53 Further, at [220], Kirby J noted that "this was a matter of federal concern .. because the product involved was wholly exported and the appellant is the national broadcaster, established by federal law with national functions."

54 To the extent that Kirby J. expressed a view in relation to the application of the implied freedom of political communication to matters pertaining to animal welfare, it was a view that was confined to the facts of the particular case. Most importantly, it was a view formulated on the basis that both of the parties to the proceedings were engaged in activities at a federal level. That is patently not the position with respect to the defendants. The evidence before the Court is silent with respect to the activities of the plaintiff, that is, whether the plaintiff exports its products.

55 Furthermore, even acknowledging the theoretical availability of the power to grant injunctive relief in the circumstances of Lenah Game Meats, his Honour was of the view that the type of relief sought by the plaintiff in this case is not inconsistent or incompatible with representative democracy, rather it is a feature of it. His Honour expressly recognised that the grant of an injunction to restrain the use of information such as photographs and film obtained as a result of a trespass, where that use would be unconscionable, was not in any way incompatible with the implied freedom of communication with respect to political matters.

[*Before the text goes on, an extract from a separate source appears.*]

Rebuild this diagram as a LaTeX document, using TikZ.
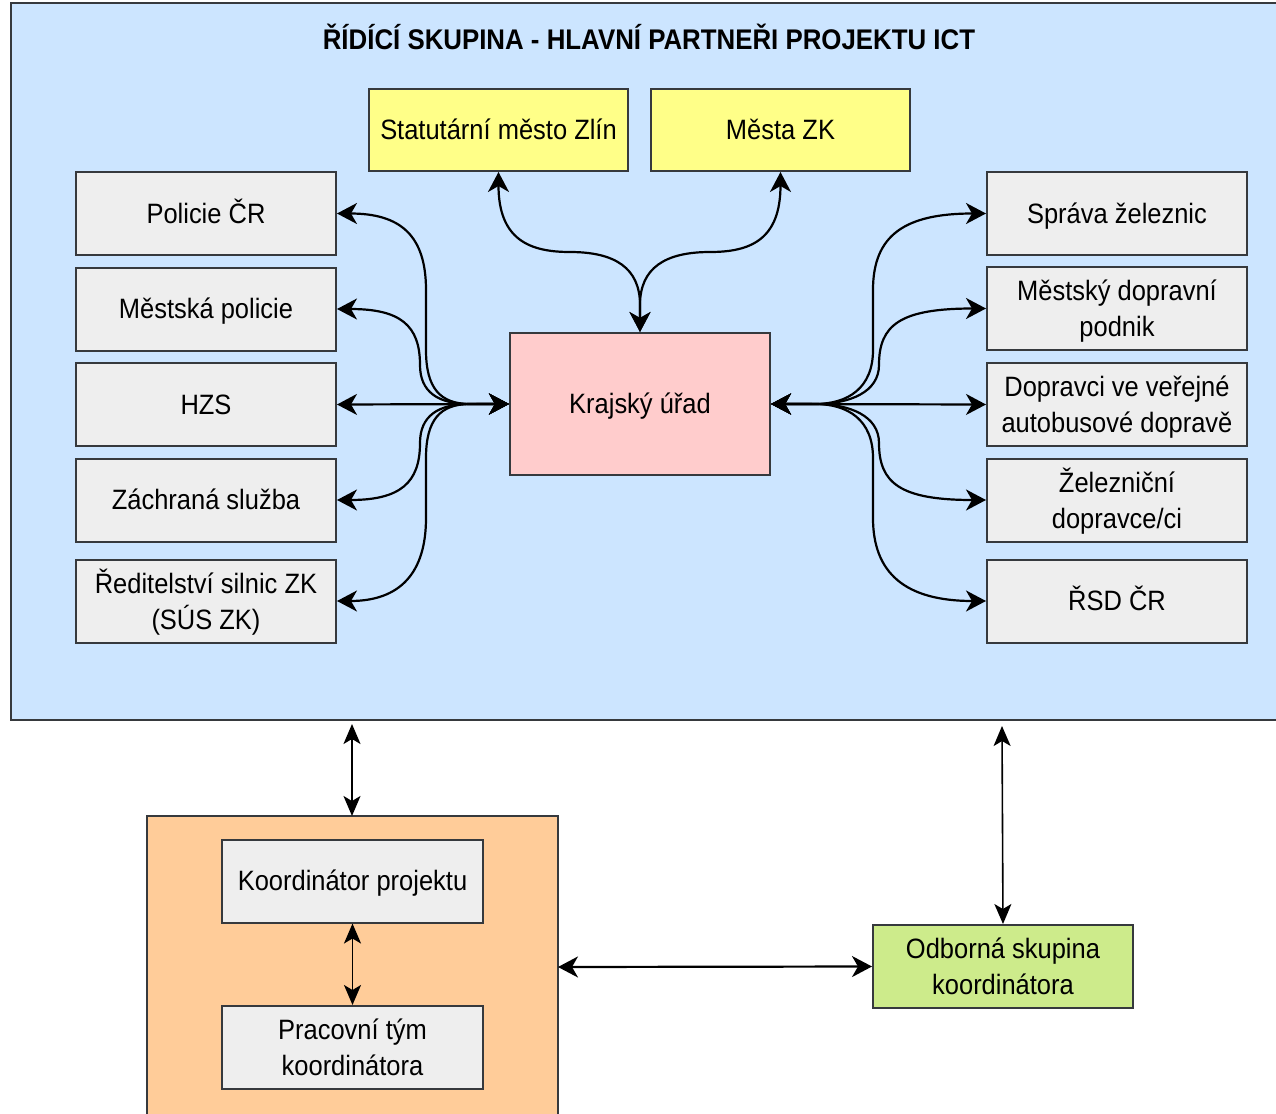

56 In short, Kirby J's judgment in Lenah Game Meats does not support the defendants’ argument on this limb of the proposed defence. The proposed amendment would, in my view, be futile.

Delay

57 The plaintiff submits that the history of the proceedings discloses an element of delay by the defendants in the conduct of their case. The affidavit of Susan Goodman establishes that it took approximately 6 weeks for the plaintiff to properly serve the first defendant with the summons, that it took the first and second defendants over one year to file a properly pleaded defence, that the first and second defendants were over five months late in providing discovery, that the third defendant further failed to provide discovery in accordance with the Court's directions, that the defendants have failed to reply to the plaintiff's letter raising possible defects in the defendants’ discovery and finally, that the defendants have failed to file and serve their affidavit evidence despite being ordered to do so by 28 July 2009.

58 The defendants’ response to these submissions assert that to the extent that there has been delay it has been of a minimal nature and there has been delay on both sides. The defendants are represented by a firm of solicitors based in Melbourne and that has on occasions contributed to the late service and filing of documents.

59 Of more concern however, is the prospect of further delay in the setting of a hearing date, should the defendants be granted leave to amend. I have already adverted to the necessity for both sides to put on expert evidence in the event that the Court is required to decide whether the photographs and film depict any relevant cruelty in the treatment or maintenance of the pigs. I am not persuaded that any of the explanations advanced by the defendants for the failure to plead affirmative defences in compliance with the timetable set by James J are satisfactory.

60 These considerations alone may not have been sufficient to warrant a refusal of leave to amend, had the defendants been able to persuade the Court that the proposed defences were necessary in order to resolve the real issues in the proceedings or that they had any prospects of success. When they are taken into account, together with the conclusions I have reached with respect to the futility of the proposed defences, the outcome is even more compelling.

61 For all of the above reasons, I dismiss the defendants’ Notice of Motion with costs.